At age 15, Townes launched Big Hearts for Big Kids, an organization dedicated to helping teens struggling with homelessness. She was moved to action after seeing a pamphlet about kids in her hometown who were struggling with family issues, addiction, and homelessness. “It blew me the away that the statistics of how many kids in my small town were needing that kind of love and guidance.”
The initiative has earned nearly $2 million to date. Last year, Townes partnered with the Girl Scouts of Middle Tennessee Troop 6000 to record a new version of “Somebody’s Daughter.” “It was just one of the coolest things I’ve ever been a part of, getting to witness their courage and hear their voices.”
On June 30, just days after her album release, Townes will host a concert onstage at the Ryman Auditorium to benefit Big Hearts for Big Kids—a virtual concert, alongside her talented friends including Dierks Bentley, Luke Combs, Brandi Carlile, Mickey Guyton, Ashley McBryde and more.
It’s fitting then, that the voice of a child closes out The Lemonade Stand.
On album’s piano-laced, poetic closing track, “The Most Beautiful Things,” the song concludes with the voice of 7-year-old Amelia, the daughter of album engineer Jason Hall.
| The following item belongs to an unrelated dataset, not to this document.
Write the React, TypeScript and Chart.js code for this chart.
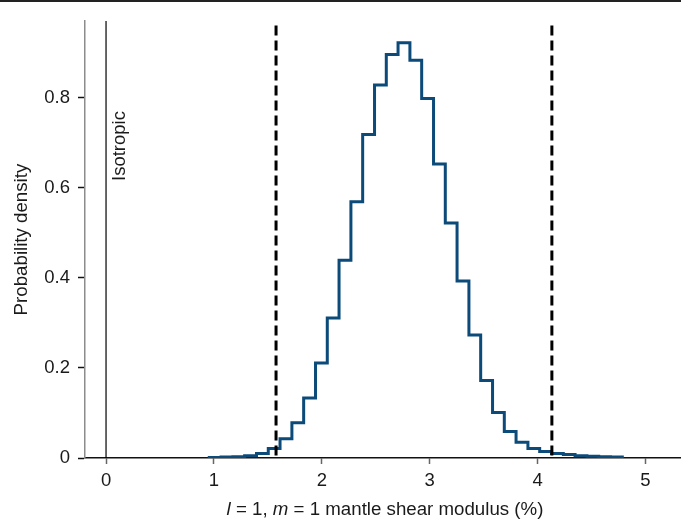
import { useEffect, useRef } from 'react'
import { Chart, registerables } from 'chart.js'

Chart.register(...registerables)

// histogram bin edges (%), 35 bins
const BIN_EDGES = [
  0.957, 1.066, 1.176, 1.285, 1.395, 1.504, 1.613, 1.723, 1.832, 1.942,
  2.051, 2.160, 2.270, 2.379, 2.489, 2.598, 2.707, 2.817, 2.926, 3.036,
  3.145, 3.254, 3.364, 3.473, 3.583, 3.692, 3.801, 3.911, 4.020, 4.130,
  4.239, 4.348, 4.458, 4.567, 4.677, 4.786,
]
// probability density per bin
const DENSITY = [
  0.001, 0.002, 0.003, 0.005, 0.010, 0.021, 0.043, 0.078, 0.133, 0.211,
  0.311, 0.439, 0.569, 0.718, 0.828, 0.896, 0.922, 0.883, 0.798, 0.653,
  0.522, 0.393, 0.273, 0.172, 0.101, 0.059, 0.035, 0.021, 0.0145, 0.010,
  0.008, 0.005, 0.004, 0.003, 0.002,
]
const X_TICKS = [0, 1, 2, 3, 4, 5]
const X_TICK_LABELS = ['0', '1', '2', '3', '4', '5']
const Y_TICKS = [0, 0.2, 0.4, 0.6, 0.8]
const Y_TICK_LABELS = ['0', '0.2', '0.4', '0.6', '0.8']
const BOUNDS = [1.576, 4.133]
const ISOTROPIC = 0

const X_MIN = -0.195
const X_MAX = 5.33
const Y_MAX = 0.97

const FONT = "'Liberation Sans', Arial, Helvetica, sans-serif"
const TEXT = '#1a1a1a'
const BLUE = '#0b4a79'

const annotations = {
  id: 'annotations',
  afterDraw(chart: any) {
    const { ctx, chartArea, scales } = chart
    ctx.save()
    ctx.fillStyle = TEXT
    ctx.font = `18.5px ${FONT}`
    ctx.translate(scales.x.getPixelForValue(ISOTROPIC) + 14, scales.y.getPixelForValue(0.615))
    ctx.rotate(-Math.PI / 2)
    ctx.textAlign = 'left'
    ctx.textBaseline = 'middle'
    ctx.fillText('Isotropic', 0, 0)
    ctx.restore()

    // x title with italic l and m
    const parts = [
      { t: 'l', it: true },
      { t: ' = 1, ', it: false },
      { t: 'm', it: true },
      { t: ' = 1 mantle shear modulus (%)', it: false },
    ]
    ctx.save()
    ctx.fillStyle = TEXT
    ctx.textBaseline = 'middle'
    ctx.textAlign = 'left'
    const widths = parts.map(p => {
      ctx.font = `${p.it ? 'italic ' : ''}18.7px ${FONT}`
      return ctx.measureText(p.t).width
    })
    const total = widths.reduce((a, b) => a + b, 0)
    let x = (chartArea.left + chartArea.right) / 2 + 2 - total / 2
    const y = chart.height - 10
    parts.forEach((p, i) => {
      ctx.font = `${p.it ? 'italic ' : ''}18.7px ${FONT}`
      ctx.fillText(p.t, x, y)
      x += widths[i]
    })
    ctx.restore()
  },
}

export default function App() {
  const canvasRef = useRef<HTMLCanvasElement>(null)
  const chartRef = useRef<any>(null)

  useEffect(() => {
    document.body.style.margin = '0'
    if (!canvasRef.current) return

    const steps = [{ x: BIN_EDGES[0], y: 0 }]
    DENSITY.forEach((d, i) => steps.push({ x: BIN_EDGES[i], y: d }))
    steps.push({ x: BIN_EDGES[BIN_EDGES.length - 1], y: DENSITY[DENSITY.length - 1] })
    steps.push({ x: BIN_EDGES[BIN_EDGES.length - 1], y: 0 })

    if (chartRef.current) chartRef.current.destroy()

    chartRef.current = new Chart(canvasRef.current, {
      type: 'line',
      data: {
        datasets: [
          ...BOUNDS.map(b => ({
            data: [{ x: b, y: 0.96 }, { x: b, y: 0 }],
            borderColor: '#000',
            borderWidth: 3,
            borderDash: [10, 5],
            pointRadius: 0,
            order: 0,
          })),
          {
            data: steps,
            stepped: 'before' as const,
            borderColor: BLUE,
            borderWidth: 3,
            borderJoinStyle: 'miter' as const,
            pointRadius: 0,
            fill: false,
            order: 1,
          },
          {
            data: [{ x: ISOTROPIC, y: 0 }, { x: ISOTROPIC, y: Y_MAX }],
            borderColor: '#000',
            borderWidth: 1.2,
            pointRadius: 0,
            order: 2,
          },
        ],
      },
      options: {
        animation: false,
        responsive: true,
        maintainAspectRatio: false,
        layout: { padding: { top: 10, right: 0, left: 0, bottom: 0 } },
        plugins: { legend: { display: false }, tooltip: { enabled: false } },
        scales: {
          x: {
            type: 'linear',
            min: X_MIN,
            max: X_MAX,
            afterBuildTicks: (axis: any) => { axis.ticks = X_TICKS.map(v => ({ value: v })) },
            afterFit: (axis: any) => { axis.height = 62 },
            ticks: {
              color: TEXT,
              font: { family: FONT, size: 18.5 },
              padding: 6,
              maxRotation: 0,
              callback: (v: any) => X_TICK_LABELS[X_TICKS.indexOf(Number(v))] ?? '',
            },
            grid: { drawOnChartArea: false, drawTicks: true, tickLength: 6, tickColor: '#666', tickWidth: 1.5 },
            border: { display: true, color: '#111', width: 1.5 },
          },
          y: {
            type: 'linear',
            min: 0,
            max: Y_MAX,
            afterBuildTicks: (axis: any) => { axis.ticks = Y_TICKS.map(v => ({ value: v })) },
            afterFit: (axis: any) => { axis.width = 85 },
            ticks: {
              color: TEXT,
              font: { family: FONT, size: 18.5 },
              padding: 8,
              callback: (v: any) => Y_TICK_LABELS[Y_TICKS.indexOf(Number(v))] ?? '',
            },
            title: {
              display: true,
              text: 'Probability density',
              color: TEXT,
              font: { family: FONT, size: 18.7 },
              padding: { top: 11, bottom: 0 },
            },
            grid: { drawOnChartArea: false, drawTicks: true, tickLength: 7, tickColor: '#111', tickWidth: 1.5 },
            border: { display: true, color: '#8c8c8c', width: 1.5 },
          },
        },
      },
      plugins: [annotations],
    })

    return () => { if (chartRef.current) chartRef.current.destroy() }
  }, [])

  return (
    <div style={{ width: 681, height: 518, borderTop: '2px solid #222' }}>
      <canvas ref={canvasRef} />
    </div>
  )
}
“That was one of my favorite moments of being in the studio ever, just witnessing her standing in that vocal booth with those big headphones, just singing her heart out,” Townes says. “Jay had this idea to just bring in a little kid’s voice at the end of that song and it meant a lot to have her voice as sort of the thematic ending to this piece of music. It felt so full-circle, just remembering the 7-year-old kid that I used to be, listening to my favorite records and singing along to them at the top of my lungs in the back seat of the car, dreaming of getting to do music some day and make a record like this, and this record very much is that dream.”